BWRs have conventionally utilized active safety systems to control and mitigate accident events. Those events varied from small break to design base accidents. Passive safety systems have been studied for use in BWRs because of their merits in reducing maintenance and surveillance testing of the safety-related equipment, and in eliminating the need for AC power, thereby improving the reliability of BWR operation and safety. Simplified BWRs (SBWRs) have been designed with passive safety features that provide more resistance to human error in accident control and mitigation.
In accordance with the conventional SBWR containment design, a passive containment cooling system (PCCS) eventually purges essentially all of the drywell nitrogen to the wetwell. This reduction in noncondensable concentration permits the PCCS to operate at full heat removal efficiency. This rate of heat removal will eventually exceed the rate of decay heat production. The drywell pressure will decrease to a value slightly below the wetwell pressure, resulting in opening of the wetwell to drywell vacuum breakers (WWVBs). This will result in a flow of water vapor and nitrogen back into the drywell. Since these WWVBs are designed for protection against large, suddenly imposed negative pressure differentials between wetwell and drywell, the flow rates when the WWVBs open are quite large.
In the passive safety system of the SBWR, the location and size of the WWVBs are such that more nitrogen is admitted to the drywell than is needed to degrade the PCCS heat removal rate to just balance the decreasing decay heat without overshoot. A resulting increase in drywell pressure occurs because of the temporary excess nitrogen inventory in the drywell which reduces the heat transfer efficiency of the PCCS. This excess of nitrogen will require a drywell pressure increase to clear the PCCS vent for control of non-condensables and purge the excess nitrogen back into the wetwell along with some steam. This transient can in turn overshoot and result in another opening of the WWVBs.

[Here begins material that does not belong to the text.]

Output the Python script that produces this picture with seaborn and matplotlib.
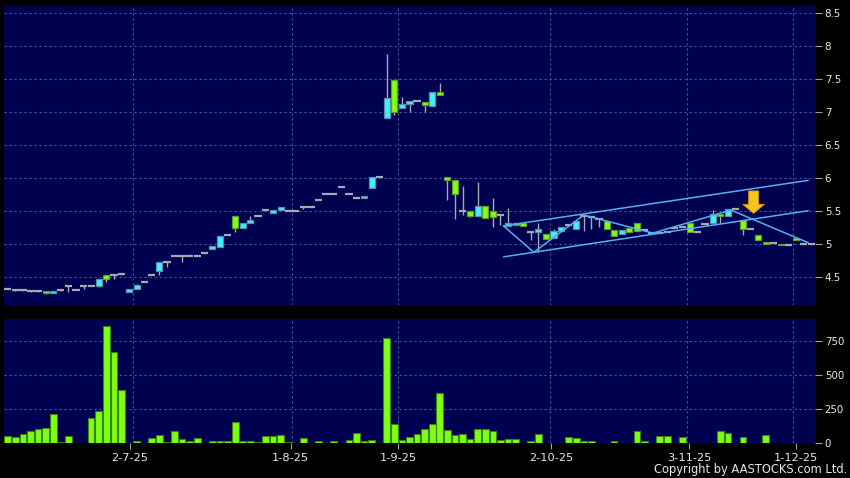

The above-described behavior has two negative aspects. First, repeated clearing of the PCCS vent may carry additional steam to the suppression pool, resulting in additional heating of the upper portion of the pool. Second, during the periods of a positive drywell-to-wetwell pressure difference, steam leakage to the wetwell could occur, causing a further increase in wetwell pressure. The resulting energy addition to the suppression pool and wetwell causes an undesirable gradual increase in containment pressure.